There are some young, talented players that show a lot of potential during their formative years, potential to become football legends. And there are managers who have the eye to spot this talent, signing these talented youngsters and turning them into true assets for their clubs. When, in turn, a young talent catches more than one manager at the time, it can start a tug of war of sorts, with clubs outbidding each other in salaries, bonuses, and other benefits. This practice has been around for ages, this is what happened to Zlatan Ibrahimović during his time with Malmö FF, this is what happened to several world-class players in the past. And it is happening today.

João Félix

João Félix has left Benfica for Atlético Madrid this year after a tug of war that involved at least three clubs: Manchester City, Manchester United, and the above-mentioned Spanish side. No wonder: the Portuguese sensation is the youngest player to have scored a hat-trick in a UEFA Europa League match (19) and won the Primeira Liga’s Best Young Player of the Year award with Benfica. His performance caught the eyes of several managers – and where’s demand, the prices grow. This is probably the reason why, when he left Portugal for Spain, the Madrid club had to pay out 126 million (£113 million).

Kylian Mbappé

João Félix is the second most expensive teenage footballer ever – Mbappé is the first. Born in Paris, he started playing football at AS Bondy at the age of 6 and moved to Monaco’s youth team in 2013. In 2015, when he was just 16, he joined Monaco’s senior B team for a season, advancing to the first team. His many accolades put him on several managers’ radars – according to PSG president Nasser al-Khelaifi, every major club wanted to sign the talented forward, including Arsenal, and many of them offered more money than the record-breaking fee ultimately paid out by the Paris club. Ultimately it was not the money but the player’s nostalgia that decided which club he would sign with: being a Parisian himself, signing with PSG was, in a way, coming home.

Raúl

Raúl González Blanco – known simply as Raúl – is the counterexample of the above practice.
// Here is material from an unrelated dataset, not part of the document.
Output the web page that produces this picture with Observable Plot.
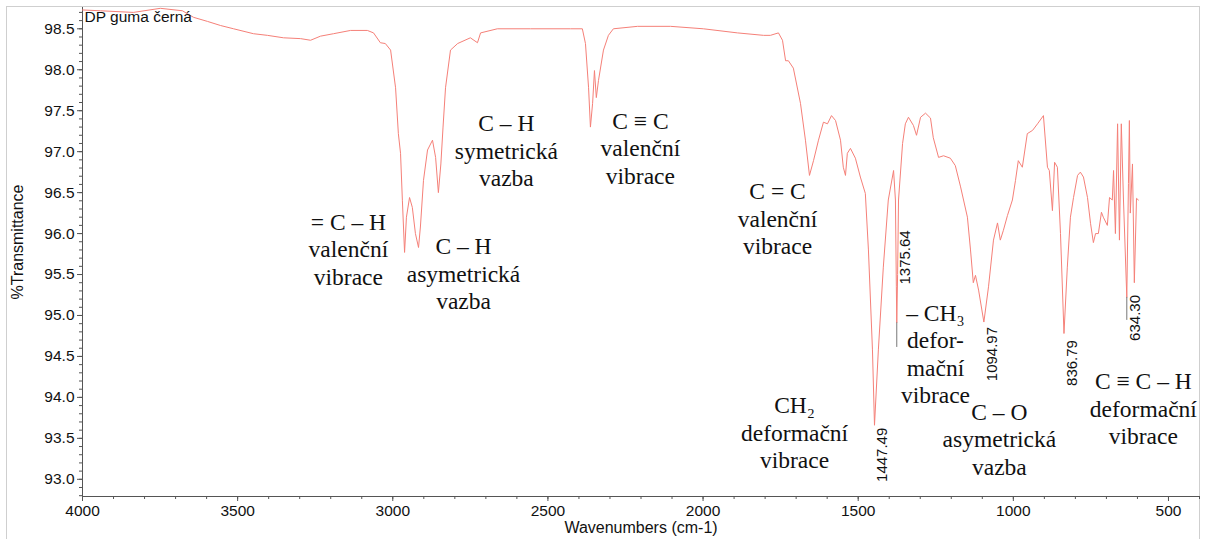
<!DOCTYPE html>
<html><head><meta charset="utf-8">
<script src="https://cdn.jsdelivr.net/npm/d3@7"></script>
<script src="https://cdn.jsdelivr.net/npm/@observablehq/plot@0.6"></script>
<style>
body{margin:0;background:#fff;}
#frame{position:absolute;left:6px;top:6px;width:1192px;height:560px;border:1px solid #cfcfcf;border-bottom:none;}
#chart{position:absolute;left:0;top:0;}
</style></head><body>
<div id="frame"></div><div id="chart"></div>
<script>
const title = "DP guma černá";
const xLabel = "Wavenumbers (cm-1)";
const yLabel = "%Transmittance";

const wavenumbers = [4000,3942,3836,3749,3678,3642,3597,3555,3513,3449,3404,3352,3297,3265,3233,3191,3136,3082,3062,3040,3024,3007,2991,2982,2975,2969,2962,2956,2946,2937,2927,2917,2911,2901,2888,2872,2862,2853,2845,2838,2830,2814,2791,2750,2727,2717,2663,2556,2427,2389,2379,2369,2363,2356,2350,2344,2337,2321,2305,2289,2211,2105,1999,1889,1805,1783,1757,1744,1734,1725,1709,1686,1670,1657,1644,1628,1612,1599,1586,1573,1557,1548,1541,1535,1525,1509,1493,1477,1467,1454,1447.49,1435,1419,1403,1386,1380,1377,1375.64,1373,1370,1357,1348,1338,1322,1312,1299,1283,1267,1258,1241,1225,1203,1187,1170,1148,1138,1129,1122,1112,1094.97,1080,1064,1051,1042,1032,1019,1003,993,984,971,955,938,922,903,890,884,874,867,858,848,836.79,826,816,806,793,784,774,761,751,742,735,726,716,710,697,690,681,677,671,664,658,652,645,634.30,629,626,623,616,610,603,597];
const transmittance = [98.73,98.72,98.70,98.75,98.72,98.64,98.59,98.54,98.50,98.44,98.42,98.39,98.38,98.36,98.41,98.44,98.48,98.48,98.45,98.33,98.32,98.24,97.78,97.22,96.98,96.40,95.77,96.20,96.44,96.32,96.00,95.83,96.08,96.65,97.02,97.14,96.93,96.50,96.85,97.30,97.78,98.24,98.32,98.39,98.33,98.45,98.50,98.50,98.50,98.50,98.32,97.78,97.30,97.59,97.99,97.66,97.87,98.24,98.42,98.50,98.53,98.53,98.50,98.45,98.42,98.42,98.45,98.36,98.11,98.11,98.02,97.59,97.14,96.71,96.89,97.14,97.36,97.34,97.44,97.38,97.14,96.81,96.71,96.98,97.04,96.92,96.69,96.49,95.80,94.58,93.66,94.58,95.59,96.41,96.77,96.41,95.35,94.91,95.50,96.41,97.10,97.34,97.42,97.32,97.20,97.42,97.47,97.41,97.17,96.93,96.95,96.92,96.83,96.57,96.20,95.80,95.40,95.49,95.31,94.92,95.35,95.92,96.13,95.92,96.04,96.22,96.41,96.65,96.89,96.81,97.22,97.26,97.34,97.44,96.81,96.77,96.28,96.87,96.81,96.00,94.78,95.59,96.20,96.44,96.71,96.75,96.69,96.44,96.12,95.89,96.00,96.00,96.26,96.20,96.10,96.44,96.41,96.77,96.00,97.34,95.92,97.34,96.41,95.22,96.61,97.38,96.25,96.85,95.40,96.43,96.41];

const peakWavenumbers = [1447.49, 1375.64, 1094.97, 836.79, 634.30];
const peakLabelTop = [93.63, 96.04, 94.86, 94.70, 95.25];

const markerWavenumbers = [1375.64, 634.30];
const markerTop = [94.91, 95.22];
const markerBottom = [94.61, 94.94];

const annotationTexts = [
  "= C – H\nvalenční\nvibrace",
  "C – H\nasymetrická\nvazba",
  "C – H\nsymetrická\nvazba",
  "C ≡ C\nvalenční\nvibrace",
  "C = C\nvalenční\nvibrace",
  "CH₂\ndeformační\nvibrace",
  "– CH₃\ndefor-\nmační\nvibrace",
  "C – O\nasymetrická\nvazba",
  "C ≡ C – H\ndeformační\nvibrace"
];
const annotationX = [3143, 2772, 2634, 2202, 1760, 1705, 1251, 1045, 581];
const annotationY = [95.82, 95.52, 97.02, 97.05, 96.19, 93.58, 94.54, 93.50, 93.87];

const xMajor = [4000,3500,3000,2500,2000,1500,1000,500];
const xMinor = d3.range(4000, 399, -100);
const yMajor = [93.0,93.5,94.0,94.5,95.0,95.5,96.0,96.5,97.0,97.5,98.0,98.5];
const yMinor = d3.range(928, 988, 1).map(d => d / 10);

const spectrum = wavenumbers.map((w, i) => ({w, t: transmittance[i]}));
const peaks = peakWavenumbers.map((w, i) => ({w, t: peakLabelTop[i], label: d3.format(".2f")(w)}));
const markers = markerWavenumbers.map((w, i) => ({w, t1: markerTop[i], t2: markerBottom[i]}));
const annotations = annotationTexts.map((text, i) => ({text, w: annotationX[i], t: annotationY[i]}));

const sans = "'Liberation Sans', Arial, Helvetica, sans-serif";
const serif = "'Liberation Serif', 'Times New Roman', serif";

const plot = Plot.plot({
  width: 1205, height: 539,
  marginLeft: 82, marginRight: 6, marginTop: 7, marginBottom: 43,
  style: {fontFamily: sans, fontSize: "15px", background: "transparent", color: "#111", overflow: "visible"},
  x: {domain: [4000, 400]},
  y: {domain: [92.79, 98.76]},
  marks: [
    Plot.axisY({ticks: yMinor, tickSize: 3, tickFormat: () => "", label: null, color: "#555"}),
    Plot.axisY({ticks: yMajor, tickSize: 5, tickPadding: 3, tickFormat: d3.format(".1f"), label: null, stroke: "#555", fill: "#111", fontSize: 15.5}),
    Plot.axisX({ticks: xMinor, tickSize: 3, tickFormat: () => "", label: null, color: "#555"}),
    Plot.axisX({ticks: xMajor, tickSize: 5, tickPadding: 3, tickFormat: d => String(d), label: null, stroke: "#555", fill: "#111", fontSize: 15.5}),
    Plot.ruleX([4000], {stroke: "#555"}),
    Plot.ruleY([92.79], {stroke: "#555"}),
    Plot.line(spectrum, {x: "w", y: "t", stroke: "#f58078", strokeWidth: 1}),
    Plot.ruleX(markers, {x: "w", y1: "t1", y2: "t2", stroke: "#777"}),
    Plot.text(peaks, {x: "w", y: "t", text: "label", rotate: -90, textAnchor: "end", lineAnchor: "middle", dx: 8, fontSize: 15, fill: "#111"}),
    Plot.text(annotations, {x: "w", y: "t", text: "text", fontFamily: serif, fontSize: 23.5, lineHeight: 1.17, lineAnchor: "middle", fill: "#111"}),
    Plot.text([title], {frameAnchor: "top-left", textAnchor: "start", lineAnchor: "top", dx: 2, dy: 3, fontSize: 15.5, fill: "#111"}),
    Plot.text([xLabel], {frameAnchor: "bottom", textAnchor: "middle", lineAnchor: "middle", dy: 31, fontSize: 16, fill: "#111"}),
    Plot.text([yLabel], {frameAnchor: "left", textAnchor: "middle", lineAnchor: "middle", rotate: -90, dx: -65, dy: -10, fontSize: 16, fill: "#111"})
  ]
});
document.getElementById("chart").appendChild(plot);
</script>
</body></html>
In his case, there was no tug of war – although his talent showed from an early age, he was let go willingly by one club, joining another completely free.

After training for three years with San Cristóbal, Raúl signed with Atlético Madrid’s youth team in 1990. During his two years with the club, he helped its “Cadete” team win a national title. Jesús Gil, the club’s president at the time, didn’t consider the expense of raising fresh talent vital: he closed the team’s youth academy, letting go of all the players. Raúl moved to Real Madrid in 1992, working his way up the club’s “Juvenil A” team and helping it win the Dallas Cup twice. Then, in 1994, he started his senior career at Real’s C team, quickly working his way up to the first. In the six years to come, he played more than 500 league games, scored over 200 goals, and won the “La Liga’s Best Spanish Player” title a record five times, among others.